The intended purpose of the logo was to promote Australia, the wattle flower, in an iridescent gold, was the drawcard brand for international markets . Since the unveiling earlier this year, the logo has copped extensive criticism due to unfavourable comparisons to images of the Coronavirus particle. 

A “unifying nation brand that inspires the world to buy into Australia's people, place and product”. This very statement identifies two stakeholders; the Australian people and Australian businesses. The first lesson of corporate governance and social responsibility, is that everyone is a stakeholder. It is the responsibility of each organisation to appropriately identify their key internal and external stakeholders.  

When considering the failure of the project for the Australian people, there was an inability to effectively communicate the story behind the wattle flower. Poor reasoning does not work with the average Australian, particularly with Government related projects. Contributing further to the failure was the timing of release. Mid global pandemic, travel restrictions and lockdowns in place, and the release of a logo to target international markets. Furthermore, a design that closely resembles the very particle of the virus causing the pandemic, resulting in substantial criticism from the Australian public

So, what about the stakeholders who would use the logo in question? The design was believed to favour one industry in particular, mining. Au is the symbol for gold on the periodic table, and the council who commissioned the logo just happens to be led by mining magnate, Andrew Forrest. This factor has a direct negative impact on businesses in other industries. 

When considering just two stakeholders and their feedback, it is evident that there was significant under-communication and a lack of consideration. Development of a stakeholder engagement strategy has the potential to avoid such issues in the development of projects. 
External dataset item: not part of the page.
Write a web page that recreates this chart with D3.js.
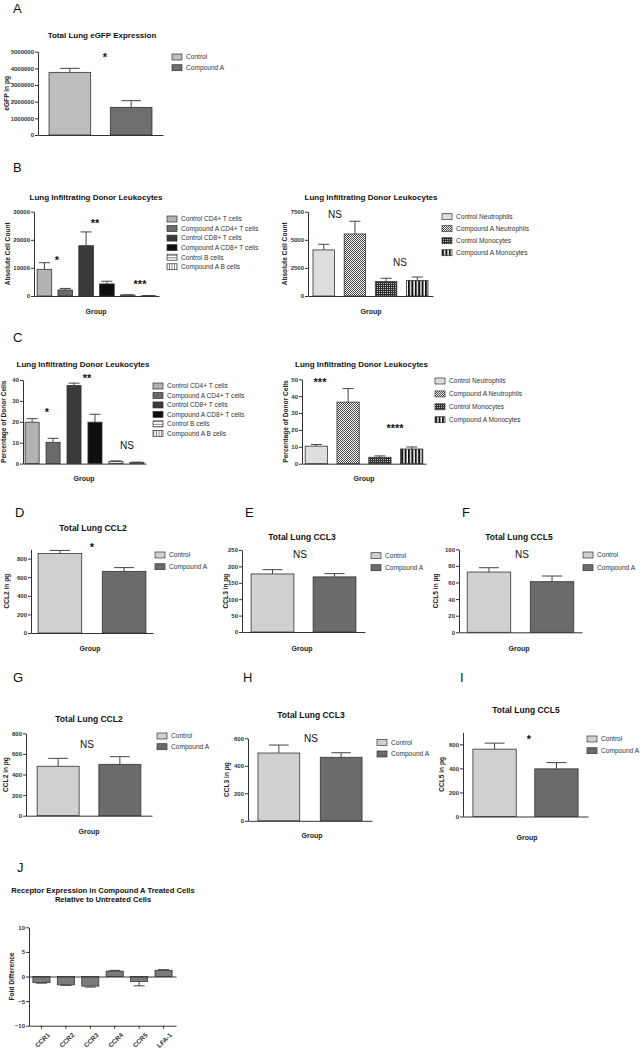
<!DOCTYPE html>
<html>
<head>
<meta charset="utf-8">
<script src="https://cdn.jsdelivr.net/npm/d3@7"></script>
<style>
body { margin: 0; background: #fff; }
svg { display: block; font-family: "Liberation Sans", Arial, sans-serif; }
</style>
</head>
<body>
<svg id="fig" width="642" height="1050"></svg>
<script>
// ---- data ----
const groupCats = ["Control", "Compound A"]

const egfpVals = [3760000, 1660000]
const egfpSem = [240000, 400000]
const egfpTicks = [0, 1000000, 2000000, 3000000, 4000000, 5000000]

const tCellCats = ["Control CD4+ T cells", "Compound A CD4+ T cells", "Control CD8+ T cells",
  "Compound A CD8+ T cells", "Control B cells", "Compound A B cells"]
const tCellCountVals = [9500, 2150, 17900, 4300, 350, 100]
const tCellCountSem = [2350, 550, 4900, 950, 80, 30]
const tCellCountTicks = [0, 10000, 20000, 30000]

const myeloidCats = ["Control Neutrophils", "Compound A Neutrophils", "Control Monocytes", "Compound A Monocytes"]
const myeloidCountVals = [4100, 5520, 1280, 1370]
const myeloidCountSem = [500, 1130, 300, 320]
const myeloidCountTicks = [0, 2500, 5000, 7500]

const tCellPctVals = [19.8, 10.2, 37.4, 19.8, 1.0, 0.5]
const tCellPctSem = [1.7, 1.9, 1.1, 3.8, 0.3, 0.2]
const tCellPctTicks = [0, 10, 20, 30, 40]

const myeloidPctVals = [10.4, 36.5, 3.8, 8.7]
const myeloidPctSem = [1.0, 8.0, 0.8, 1.2]
const myeloidPctTicks = [0, 10, 20, 30, 40, 50]

const ccl2Vals1 = [855, 663], ccl2Sem1 = [33, 40]
const ccl3Vals1 = [177, 168], ccl3Sem1 = [13, 10]
const ccl5Vals1 = [72.6, 61], ccl5Sem1 = [5.2, 6.8]
const ccl2Ticks1 = [0, 200, 400, 600, 800]
const ccl3Ticks1 = [0, 50, 100, 150, 200, 250]
const ccl5Ticks1 = [0, 20, 40, 60, 80, 100]

const ccl2Vals2 = [480, 499], ccl2Sem2 = [77, 74]
const ccl3Vals2 = [493, 462], ccl3Sem2 = [58, 33]
const ccl5Vals2 = [560, 396], ccl5Sem2 = [50, 52]
const ccl2Ticks2 = [0, 200, 400, 600, 800]
const ccl3Ticks2 = [0, 200, 400, 600]
const ccl5Ticks2 = [0, 200, 400, 600]

const receptorCats = ["CCR1", "CCR2", "CCR3", "CCR4", "CCR5", "LFA-1"]
const foldVals = [-1.25, -1.7, -1.95, 1.1, -1.0, 1.25]
const foldSem = [0.1, 0.1, 0.2, 0.15, 0.9, 0.15]
const foldTicks = [-10, -5, 0, 5, 10]

const svg = d3.select("#fig")
const defs = svg.append("defs")

// fill patterns for B cells, neutrophils, monocytes
function pattern(id, w, h, bg) {
  const p = defs.append("pattern").attr("id", id)
    .attr("patternUnits", "userSpaceOnUse").attr("width", w).attr("height", h)
  p.append("rect").attr("width", w).attr("height", h).attr("fill", bg)
  return p
}
pattern("hlines", 4, 2.6, "#fff")
  .append("rect").attr("y", 0).attr("width", 4).attr("height", 0.8).attr("fill", "#666")
pattern("vlines", 2.6, 4, "#fff")
  .append("rect").attr("x", 0).attr("width", 0.8).attr("height", 4).attr("fill", "#666")
const chk = pattern("checker", 2, 2, "#fff")
chk.append("rect").attr("width", 1).attr("height", 1).attr("fill", "#444")
chk.append("rect").attr("x", 1).attr("y", 1).attr("width", 1).attr("height", 1).attr("fill", "#444")
const grd = pattern("grid", 2, 2, "#2e2e2e")
grd.append("rect").attr("x", 1).attr("y", 1).attr("width", 1).attr("height", 1).attr("fill", "#bbb")
pattern("vstripes", 3.4, 4, "#fff")
  .append("rect").attr("width", 2).attr("height", 4).attr("fill", "#111")

const pairFills = ["#bdbdbd", "#6e6e6e"]
const pairFills2 = ["#d0d0d0", "#6b6b6b"]
const tCellFills = ["#b3b3b3", "#6a6a6a", "#3a3a3a", "#0e0e0e", "url(#hlines)", "url(#vlines)"]
const myeloidFills = ["#dedede", "url(#checker)", "url(#grid)", "url(#vstripes)"]

const ink = "#222"

const panels = [
  { letter: "A", lx: 13, ly: 13, title: ["Total Lung eGFP Expression"], tx: 102, ty: 37.5, ts: 8,
    cats: groupCats, vals: egfpVals, sem: egfpSem, ticks: egfpTicks, fills: pairFills,
    x0: 38, x1: 163, pad: [0.32, 0.18], yTop: 51.7, yBot: 135,
    ylab: "eGFP in pg", ylx: 7, legend: { x: 172, y: 57, dy: 10.7 },
    marks: [["*", 105, 55]] },
  { letter: "B", lx: 13, ly: 172, title: ["Lung Infiltrating Donor Leukocytes"], tx: 96, ty: 200, ts: 8,
    cats: tCellCats, vals: tCellCountVals, sem: tCellCountSem, ticks: tCellCountTicks, fills: tCellFills,
    x0: 34, x1: 159, pad: [0.3, 0.15], yTop: 211.7, yBot: 296,
    ylab: "Absolute Cell Count", ylx: 8, xlab: [96, 314], legend: { x: 167, y: 219, dy: 9.55 },
    marks: [["*", 57, 258], ["**", 95, 221], ["***", 140, 282]] },
  { title: ["Lung Infiltrating Donor Leukocytes"], tx: 371, ty: 200, ts: 8,
    cats: myeloidCats, vals: myeloidCountVals, sem: myeloidCountSem, ticks: myeloidCountTicks, fills: myeloidFills,
    x0: 308, x1: 433, pad: [0.31, 0.16], yTop: 211.7, yBot: 296,
    ylab: "Absolute Cell Count", ylx: 285, xlab: [371, 314], legend: { x: 442, y: 216.7, dy: 12 },
    marks: [["NS", 335, 214], ["NS", 400, 262]] },
  { letter: "C", lx: 13, ly: 341.7, title: ["Lung Infiltrating Donor Leukocytes"], tx: 83, ty: 366.7, ts: 8,
    cats: tCellCats, vals: tCellPctVals, sem: tCellPctSem, ticks: tCellPctTicks, fills: tCellFills,
    x0: 23, x1: 146, pad: [0.33, 0.1], yTop: 380, yBot: 463.6,
    ylab: "Percentage of Donor Cells", ylx: 4, xlab: [84, 481], legend: { x: 153, y: 386, dy: 9.47 },
    marks: [["*", 47, 410], ["**", 87, 376], ["NS", 127, 445.7]] },
  { title: ["Lung Infiltrating Donor Leukocytes"], tx: 361.5, ty: 366.7, ts: 8,
    cats: myeloidCats, vals: myeloidPctVals, sem: myeloidPctSem, ticks: myeloidPctTicks, fills: myeloidFills,
    x0: 302, x1: 426, pad: [0.3, 0.1], yTop: 379.3, yBot: 463.7,
    ylab: "Percentage of Donor Cells", ylx: 286, xlab: [364, 481], legend: { x: 435, y: 381, dy: 12.9 },
    marks: [["***", 320, 380], ["****", 395, 425.7]] },
  { letter: "D", lx: 15, ly: 516.7, title: ["Total Lung CCL2"], tx: 93, ty: 530.7, ts: 8.5,
    cats: groupCats, vals: ccl2Vals1, sem: ccl2Sem1, ticks: ccl2Ticks1, fills: pairFills2, dmax: 900,
    x0: 31, x1: 153, pad: [0.32, 0.11], yTop: 549.3, yBot: 633,
    ylab: "CCL2  in pg", ylx: 7, xlab: [90, 650.5], legend: { x: 155, y: 555, dy: 11.7 },
    marks: [["*", 92, 545]] },
  { letter: "E", lx: 245, ly: 516.7, title: ["Total Lung CCL3"], tx: 302, ty: 540, ts: 8.5,
    cats: groupCats, vals: ccl3Vals1, sem: ccl3Sem1, ticks: ccl3Ticks1, fills: pairFills2,
    x0: 242, x1: 365, pad: [0.31, 0.146], yTop: 550, yBot: 632,
    ylab: "CCL3 in pg", ylx: 226, xlab: [302, 650.5], legend: { x: 371, y: 555.7, dy: 12 },
    marks: [["NS", 300, 554]] },
  { letter: "F", lx: 462, ly: 516.7, title: ["Total Lung CCL5"], tx: 519, ty: 540, ts: 8.5,
    cats: groupCats, vals: ccl5Vals1, sem: ccl5Sem1, ticks: ccl5Ticks1, fills: pairFills2,
    x0: 459, x1: 582, pad: [0.31, 0.13], yTop: 549.3, yBot: 632.3,
    ylab: "CCL5 in pg", ylx: 436, xlab: [519, 650.5], legend: { x: 583, y: 555, dy: 12.7 },
    marks: [["NS", 522, 554]] },
  { letter: "G", lx: 13, ly: 681.7, title: ["Total Lung CCL2"], tx: 89, ty: 722.3, ts: 8.5,
    cats: groupCats, vals: ccl2Vals2, sem: ccl2Sem2, ticks: ccl2Ticks2, fills: pairFills2,
    x0: 26, x1: 152, pad: [0.32, 0.18], yTop: 733.3, yBot: 815.7,
    ylab: "CCL2 in pg", ylx: 6, xlab: [89, 833.5], legend: { x: 157, y: 736, dy: 10.7 },
    marks: [["NS", 87, 744]] },
  { letter: "H", lx: 243, ly: 681.7, title: ["Total Lung CCL3"], tx: 311, ty: 718.3, ts: 8.5,
    cats: groupCats, vals: ccl3Vals2, sem: ccl3Sem2, ticks: ccl3Ticks2, fills: pairFills2,
    x0: 248, x1: 372, pad: [0.33, 0.16], yTop: 738.3, yBot: 820.8,
    ylab: "CCL3 in pg", ylx: 227, xlab: [312, 838], legend: { x: 377, y: 742.3, dy: 11.7 },
    marks: [["NS", 311, 738]] },
  { letter: "I", lx: 460, ly: 681.7, title: ["Total Lung CCL5"], tx: 526, ty: 712.7, ts: 8.5,
    cats: groupCats, vals: ccl5Vals2, sem: ccl5Sem2, ticks: ccl5Ticks2, fills: pairFills2, dmax: 700,
    x0: 463, x1: 588, pad: [0.3, 0.16], yTop: 732.3, yBot: 816.5,
    ylab: "CCL5 in pg", ylx: 442, xlab: [527, 840], legend: { x: 587, y: 739, dy: 11.7 },
    marks: [["*", 529, 737]] },
  { letter: "J", lx: 17, ly: 871.7, title: ["Receptor Expression in Compound A Treated Cells", "Relative to Untreated Cells"],
    tx: 103, ty: 892.7, ts: 7.6, fold: true,
    cats: receptorCats, vals: foldVals, sem: foldSem, ticks: foldTicks, fills: ["#7b7b7b"],
    x0: 29, x1: 176, pad: [0.3, 0.16], yTop: 927.3, yBot: 1025.7,
    ylab: "Fold  Difference", ylx: 12, marks: [] }
]

function drawPanel(p) {
  const g = svg.append("g")
  const dmin = d3.min(p.ticks), dmax = p.dmax || d3.max(p.ticks)
  const x = d3.scaleBand().domain(p.cats).range([p.x0, p.x1])
    .paddingInner(p.pad[0]).paddingOuter(p.pad[1])
  const y = d3.scaleLinear().domain([dmin, dmax]).range([p.yBot, p.yTop])
  const fill = i => p.fills[i % p.fills.length]

  if (p.letter) {
    g.append("text").text(p.letter).attr("x", p.lx).attr("y", p.ly)
      .attr("font-size", 13).attr("fill", "#111")
  }
  p.title.forEach((t, i) => {
    g.append("text").text(t).attr("x", p.tx).attr("y", p.ty + i * 9.6)
      .attr("text-anchor", "middle").attr("font-size", p.ts).attr("font-weight", "bold").attr("fill", "#111")
  })

  // bars
  g.selectAll("rect.bar").data(p.vals).join("rect").attr("class", "bar")
    .attr("x", (d, i) => x(p.cats[i]))
    .attr("width", x.bandwidth())
    .attr("y", d => Math.min(y(d), y(0)))
    .attr("height", d => Math.abs(y(d) - y(0)))
    .attr("fill", (d, i) => fill(i))
    .attr("stroke", "#333").attr("stroke-width", 0.8)

  // error bars, one-sided
  const cap = Math.max(11, Math.min(20, x.bandwidth() * 0.47))
  const eg = g.append("g").attr("stroke", "#444").attr("stroke-width", 1).attr("fill", "none")
  p.vals.forEach((v, i) => {
    const cx = x(p.cats[i]) + x.bandwidth() / 2
    const end = v >= 0 ? v + p.sem[i] : v - p.sem[i]
    eg.append("line").attr("x1", cx).attr("x2", cx).attr("y1", y(v)).attr("y2", y(end))
    eg.append("line").attr("x1", cx - cap / 2).attr("x2", cx + cap / 2).attr("y1", y(end)).attr("y2", y(end))
  })

  // y axis
  const ya = g.append("g").attr("transform", `translate(${p.x0},0)`)
    .call(d3.axisLeft(y).tickValues(p.ticks).tickFormat(d3.format("d")).tickSize(3).tickSizeOuter(0).tickPadding(1))
  ya.select(".domain").attr("stroke", "#333")
  ya.selectAll(".tick line").attr("stroke", "#333")
  ya.selectAll(".tick text").attr("font-size", 6).attr("font-weight", "bold").attr("fill", "#333")
    .attr("font-family", "Liberation Sans, Arial, sans-serif")

  // x axis line at zero
  const xa = g.append("g").attr("transform", `translate(0,${y(0)})`)
    .call(d3.axisBottom(x).tickValues([]).tickSizeOuter(0))
  xa.select(".domain").attr("stroke", "#333")

  if (p.fold) {
    const xb = g.append("g").attr("transform", `translate(0,${p.yBot})`)
      .call(d3.axisBottom(x).tickSize(3).tickSizeOuter(0).tickPadding(2))
    xb.select(".domain").attr("stroke", "#333")
    xb.selectAll(".tick line").attr("stroke", "#333")
    xb.selectAll(".tick text")
      .attr("font-size", 6.5).attr("font-weight", "bold").attr("fill", "#333")
      .attr("font-family", "Liberation Sans, Arial, sans-serif")
      .attr("text-anchor", "end").attr("dy", "0.5em")
      .attr("transform", "translate(3,4) rotate(-45)")
  }

  // y label
  g.append("text").text(p.ylab)
    .attr("transform", `translate(${p.ylx},${(p.yTop + p.yBot) / 2}) rotate(-90)`)
    .attr("dy", "0.35em").attr("text-anchor", "middle")
    .attr("font-size", 6.6).attr("font-weight", "bold").attr("fill", ink)

  if (p.xlab) {
    g.append("text").text("Group").attr("x", p.xlab[0]).attr("y", p.xlab[1])
      .attr("text-anchor", "middle").attr("font-size", 7).attr("font-weight", "bold").attr("fill", ink)
  }

  // legend
  if (p.legend) {
    const lg = g.append("g")
    p.cats.forEach((c, i) => {
      const ly = p.legend.y + i * p.legend.dy
      lg.append("rect").attr("x", p.legend.x).attr("y", ly - 3).attr("width", 10).attr("height", 6)
        .attr("fill", fill(i)).attr("stroke", "#333").attr("stroke-width", 0.7)
      lg.append("text").text(c).attr("x", p.legend.x + 14).attr("y", ly).attr("dy", "0.35em")
        .attr("font-size", 6.6).attr("fill", "#333")
    })
  }

  // significance marks
  p.marks.forEach(([t, mx, my]) => {
    const star = t.startsWith("*")
    g.append("text").text(t).attr("x", mx).attr("y", star ? my + 6.2 : my + 3.6)
      .attr("text-anchor", "middle")
      .attr("font-size", star ? 11 : 10).attr("font-weight", star ? "bold" : "normal").attr("fill", "#111")
  })
}

panels.forEach(drawPanel)
</script>
</body>
</html>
It is important to have a clear purpose and vision for what you’re looking to achieve and to effectively communicate this purpose with the various stakeholder groups. To do this, organisations must determine the tools they have available to inform, consult or collaborate with stakeholders. Once the most appropriate methods are selected, set out the messages to convey and the best way to gauge and respond to feedback. Your engagement strategy should also prioritise monitoring outcomes and reassessing plans where necessary. 

Effective stakeholder engagement is the key to success for any organisation. There is always an extensive network of stakeholders that organisations communicate with in their operations. Under-utilising engagement subsequently halts the development of valuable relationships. Having a consistent approach to making decisions is crucial to achieve quality results, and a stakeholder engagement strategy is one of the valuable tools used to achieve this.